Directions: Under this task are some entries; return every one of them exactly.

Record list:
________________________

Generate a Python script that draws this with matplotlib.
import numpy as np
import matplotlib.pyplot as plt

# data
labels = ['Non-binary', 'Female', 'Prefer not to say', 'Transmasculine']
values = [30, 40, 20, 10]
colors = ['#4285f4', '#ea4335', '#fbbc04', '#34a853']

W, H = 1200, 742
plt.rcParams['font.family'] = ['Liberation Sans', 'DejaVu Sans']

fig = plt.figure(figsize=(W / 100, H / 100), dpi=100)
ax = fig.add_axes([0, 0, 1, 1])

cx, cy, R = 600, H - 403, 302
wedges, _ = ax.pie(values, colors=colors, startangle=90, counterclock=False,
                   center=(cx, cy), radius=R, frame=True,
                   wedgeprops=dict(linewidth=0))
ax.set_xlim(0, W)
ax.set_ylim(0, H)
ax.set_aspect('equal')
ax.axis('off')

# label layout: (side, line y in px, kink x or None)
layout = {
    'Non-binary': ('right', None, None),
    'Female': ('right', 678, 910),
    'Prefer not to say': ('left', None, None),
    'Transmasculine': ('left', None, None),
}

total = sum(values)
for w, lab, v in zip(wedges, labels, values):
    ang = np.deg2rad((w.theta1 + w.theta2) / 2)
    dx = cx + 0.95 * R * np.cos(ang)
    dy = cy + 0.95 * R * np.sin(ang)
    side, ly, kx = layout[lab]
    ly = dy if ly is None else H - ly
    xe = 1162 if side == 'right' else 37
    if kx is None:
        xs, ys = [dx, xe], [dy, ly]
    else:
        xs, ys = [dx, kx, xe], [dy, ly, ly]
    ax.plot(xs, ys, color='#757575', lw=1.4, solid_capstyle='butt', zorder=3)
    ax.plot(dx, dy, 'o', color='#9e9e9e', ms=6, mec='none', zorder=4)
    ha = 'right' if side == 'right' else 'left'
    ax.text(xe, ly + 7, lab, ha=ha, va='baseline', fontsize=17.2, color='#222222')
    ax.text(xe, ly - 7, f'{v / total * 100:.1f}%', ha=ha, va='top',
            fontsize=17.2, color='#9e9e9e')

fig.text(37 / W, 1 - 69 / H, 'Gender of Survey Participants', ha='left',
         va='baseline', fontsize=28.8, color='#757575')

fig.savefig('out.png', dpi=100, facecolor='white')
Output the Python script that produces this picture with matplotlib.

________________________

Completed task:
Generate a Python script that draws this with matplotlib.
import numpy as np
import matplotlib.pyplot as plt

# data
labels = ['Non-binary', 'Female', 'Prefer not to say', 'Transmasculine']
values = [30, 40, 20, 10]
colors = ['#4285f4', '#ea4335', '#fbbc04', '#34a853']

W, H = 1200, 742
plt.rcParams['font.family'] = ['Liberation Sans', 'DejaVu Sans']

fig = plt.figure(figsize=(W / 100, H / 100), dpi=100)
ax = fig.add_axes([0, 0, 1, 1])

cx, cy, R = 600, H - 403, 302
wedges, _ = ax.pie(values, colors=colors, startangle=90, counterclock=False,
                   center=(cx, cy), radius=R, frame=True,
                   wedgeprops=dict(linewidth=0))
ax.set_xlim(0, W)
ax.set_ylim(0, H)
ax.set_aspect('equal')
ax.axis('off')

# label layout: (side, line y in px, kink x or None)
layout = {
    'Non-binary': ('right', None, None),
    'Female': ('right', 678, 910),
    'Prefer not to say': ('left', None, None),
    'Transmasculine': ('left', None, None),
}

total = sum(values)
for w, lab, v in zip(wedges, labels, values):
    ang = np.deg2rad((w.theta1 + w.theta2) / 2)
    dx = cx + 0.95 * R * np.cos(ang)
    dy = cy + 0.95 * R * np.sin(ang)
    side, ly, kx = layout[lab]
    ly = dy if ly is None else H - ly
    xe = 1162 if side == 'right' else 37
    if kx is None:
        xs, ys = [dx, xe], [dy, ly]
    else:
        xs, ys = [dx, kx, xe], [dy, ly, ly]
    ax.plot(xs, ys, color='#757575', lw=1.4, solid_capstyle='butt', zorder=3)
    ax.plot(dx, dy, 'o', color='#9e9e9e', ms=6, mec='none', zorder=4)
    ha = 'right' if side == 'right' else 'left'
    ax.text(xe, ly + 7, lab, ha=ha, va='baseline', fontsize=17.2, color='#222222')
    ax.text(xe, ly - 7, f'{v / total * 100:.1f}%', ha=ha, va='top',
            fontsize=17.2, color='#9e9e9e')

fig.text(37 / W, 1 - 69 / H, 'Gender of Survey Participants', ha='left',
         va='baseline', fontsize=28.8, color='#757575')

fig.savefig('out.png', dpi=100, facecolor='white')
Output the Python script that produces this picture with matplotlib.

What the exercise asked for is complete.